Trump announces national emergency at U.S.-Mexico border
President Donald Trump declared a national emergency Friday as a means to circumvent Congress and build additional border barriers. He is seeking to secure about $6.5 billion more in funding than Congress has approved.
Trump also plans to sign spending legislation to avert a government shutdown, his acting chief of staff said.
Many of Trump’s Republican allies have called a national emergency ill advised, and Democrats immediately called the move unconstitutional on Friday. The declaration is expected to face an array of legal challenges.
Friday’s announcement follows passage of a 1,169-page spending bill that provides $1.375 billion for 55 miles of new fences along the border in Texas, far short of the $5.7 billion Trump had sought for 234 miles of steel walls.
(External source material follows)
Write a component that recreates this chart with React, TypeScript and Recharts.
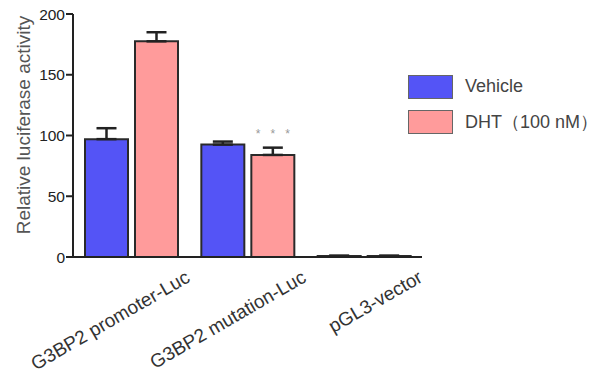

Trump wrapped up a Rose Garden news conference that stretched about 50 minutes without saying he would sign the spending bill. Speaking to reporters earlier, acting White House chief of staff Mick Mulvaney said Trump intends to sign the spending bill Friday or possibly Saturday.
In a statement issued as Trump continued to speak in the Rose Garden, House Speaker Nancy Pelosi and Senate Minority Leader Charles E. Schumer called Trump’s emergency declaration “unlawful.”
“The president’s actions clearly violate the Congress’s exclusive power of the purse, which our founders enshrined in the Constitution,” the two Democratic leaders said. “The Congress will defend our constitutional authorities in the Congress, in the courts, and in the public, using every remedy available.”
“The president is not above the law,” Pelosi and Schumer added. “The Congress cannot let the president shred the Constitution.”